On Monday on BBC1 at 9pm, David Dimbleby presents THE PEOPLE’S CORONATION, in which he talks to people who celebrated and took part in the event. It’s obviously a very personal trip for Dave, seeing as his father, Richard, was one of the BBC’s commentators during the Coronation.

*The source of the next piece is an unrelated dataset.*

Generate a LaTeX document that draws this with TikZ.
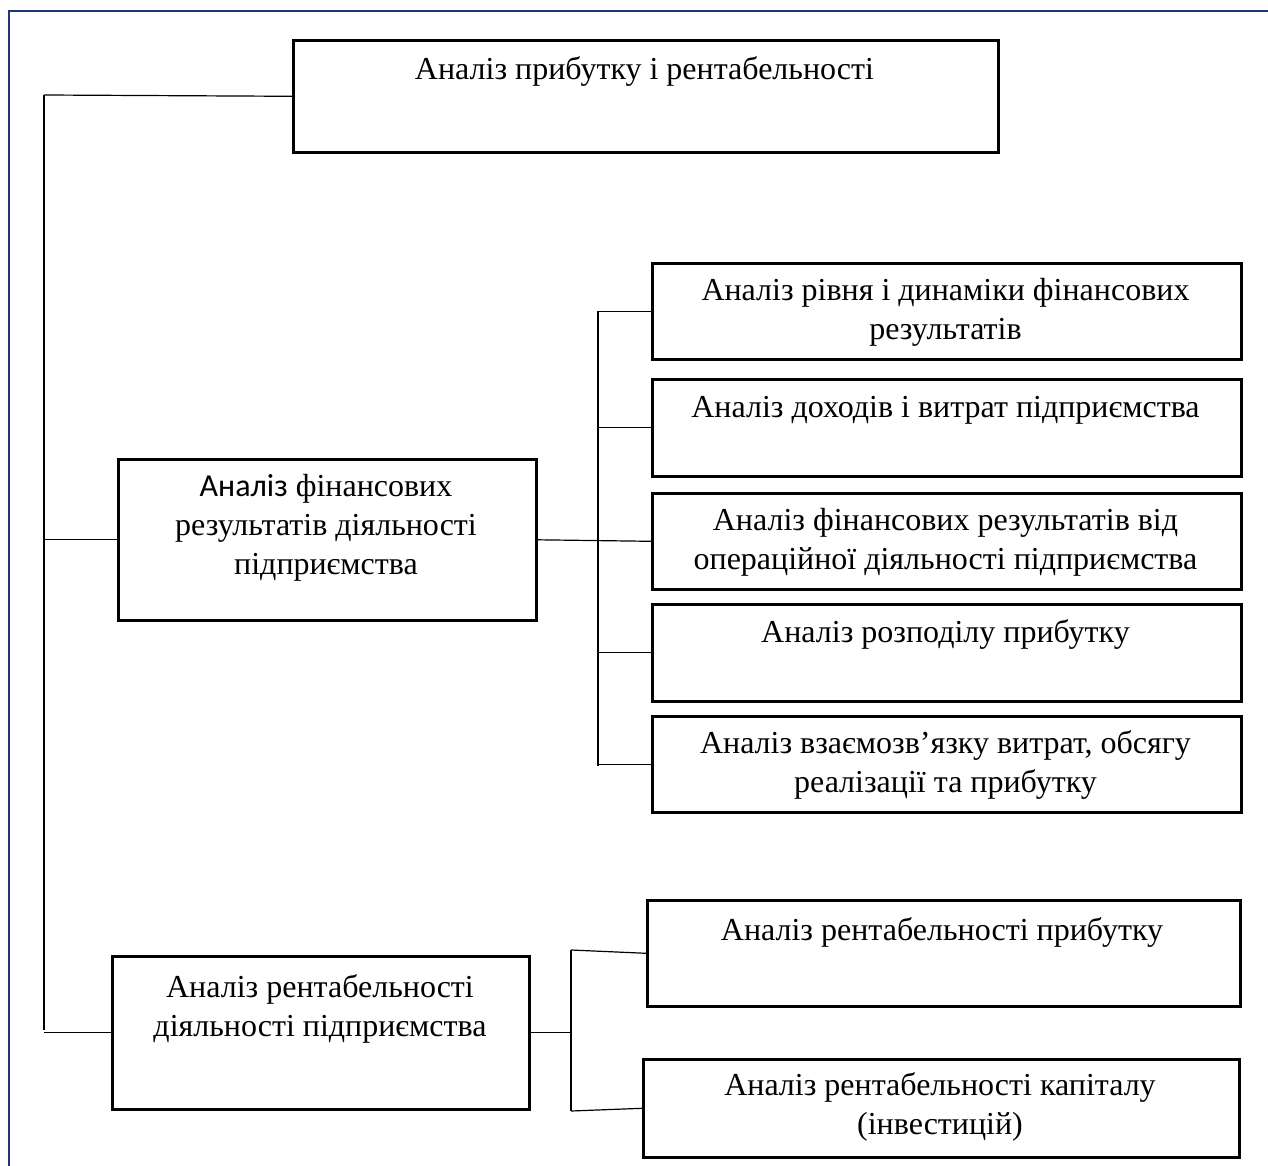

Finally, STV presents CORONATION YEAR IN COLOUR at 5:30pm tomorrow, in which archive footage tells the story of everyday Britain in 1953.

PAUL WHITELAW

Small screen movies

THE VIKINGS

* * * *

Satruday, Channel 5, 5:25pm

Kirk Douglas is on imperial form in this nostril-flaring adventure drama from 1958. He plays a ruthless one-eyed Viking hell-bent on securing the vacated throne of Northumbria, which throws him into violent conflict with his half-brother, played by Tony Curtis, who eyes the same prize for very different reasons. Shot in gloriously lurid Technicolor, it leaves no Viking cliché unturned – indeed, it arguably invented some of them –and is all the better for it. The great Ernest Borgnine is also on hand as the warring siblings’ father.

THE POSEIDON ADVENTURE

* * * *

Sunday, Film4, 4:40pm

This classic 1972 disaster movie stars Gene Hackman as an heroic priest tasked with leading survivors through the carcass of a capsized ocean liner. The soggy cast also includes Shelley Winters and – that man again – Ernest Borgnine.

THE CLASS

* * * *

Sunday, Film4, 1:05am

Winner of the Palme d’Or at the 2008 Cannes Film Festival, this affecting social realist French drama follows a year in the life of a teacher and his pupils in an often troubled Paris school.

THE ROAD

* * *

Sunday, BBC2, 10:30pm

Based on the Pulitzer-winning novel by Cormac McCarthy, this powerful 2009 drama stars Viggo Mortensen as a man struggling to protect his son in a dangerous post-apocalyptic environment.